16. The facts of the present case are squarely different than that of the case of Bank of Baroda (supra). Again it has to be reiterated at the cost of repetition that there was no certification by the Presiding Officer of the DRT for recovery of any amount from the petitioners. There was no final decree granted even by the Presiding Officer of DRT under Section 31-A(1) of the Act, yet the proceedings were initiated by the Recovery Officer and the objection raised by the petitioner regarding maintainability of such execution application before the Recovery Officer was rejected. Since the Recovery Officer of the DRT acted beyond the jurisdiction, the respondent-bank would get no assistance from the law laid-down by the Division Bench of the Gujarat High Court in the case of Bank of Baroda (supra). Such reliance placed by the learned Counsel for the respondent- Bank in the factual circumstances of the present case are totally misconceived and inappropriate.

17. This Court fails to understand as to why an application could not be filed for making of a final decree under the provisions of Order 34 Rule 5 of the Code of Civil Procedure before the DRT on its establishment, to make the decree dated 07.10.1994 a final decree for recovery of the dues of the respondent-Bank. It is to be seen that instead of making any application in appropriate manner, the respondent-Bank filed the execution case again in the year 2000 under Order 21 Rule 10 and 11 read with Section 151 of the Code of Civil Procedure. The prayer made was initiating recovery of Rs.81,35,732.50 from the petitioners herein with the cost of execution. When the Bank was aware of the fact that there was no final decree, atleast an application could have been filed under Section 31-A(1) of the Act for making of the preliminary decree a final decree so as to recover the said amount of dues. It appears that the application under Section 22 (2-B) of the Act together with the provisions of Order 21 Rule 10 and 11 or 12 and 14 of the Code of Civil Procedure was simply filed before the Recovery Officer. If it was a case that such an execution application was not maintainable, atleast the Recovery Officer was required to return it back to the respondent-Bank for presenting the same in appropriate manner. If any proforma of making of an application under Section 31-A(1) of the Act was prescribed under the Rules, the Bank was required to move the application before the DRT and not an execution application. This being so, it appears that there was some nexus to cover up the faults committed by the Bank in making the recovery from the petitioners even after the decree granted by the Civil Court and, therefore, such attempts were made. This cannot be said to be an appropriate action on the part of the Bank. If the legal advise was not obtained in appropriate manner, that too was a folly of the Bank. In no case the Recovery Officer has jurisdiction to entertain the execution application of the respondent-Bank.

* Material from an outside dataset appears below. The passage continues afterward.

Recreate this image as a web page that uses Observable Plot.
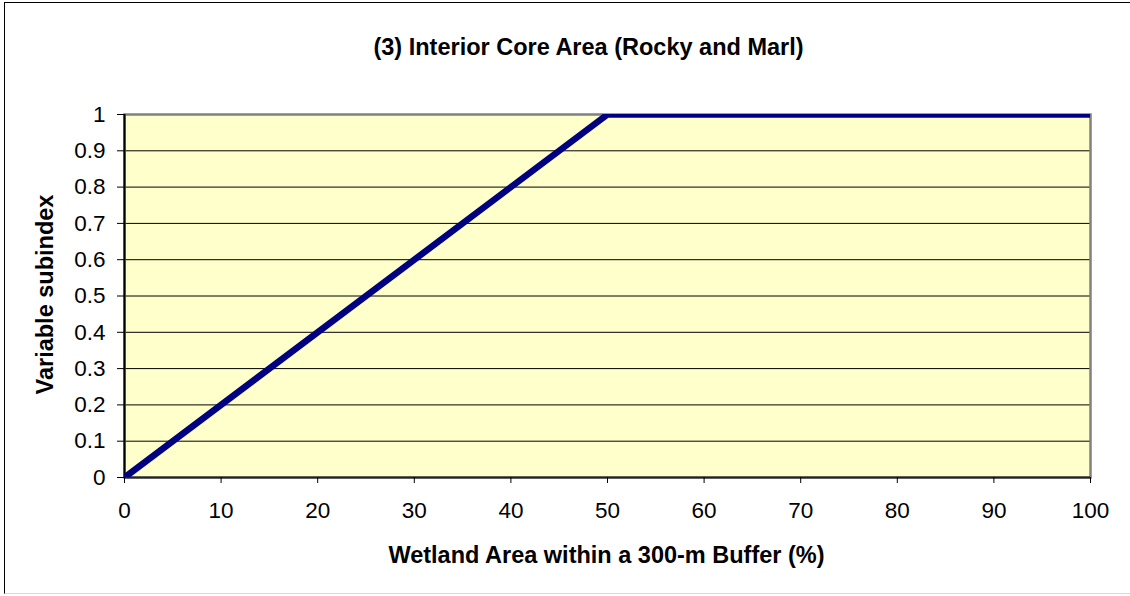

18. In view of the aforesaid circumstances, the preliminary objection raised by the respondents regarding maintainability of the writ petition before this Court is turned down. Consequently, the writ petition is allowed. The impugned order dated 23.11.2005 is set aside. As a consequence, the entire proceedings initiated before the respondent No.3 by the respondent-Bank stands quashed. However, the respondent-Bank would be at liberty to resort to the remedy available under the law for recovery of the dues from the petitioners as decreed by the Civil Court.

19. The writ petition stands allowed to the extent indicated herein above. However, looking to the peculiar facts and circumstances of the case, there would be no order as to costs.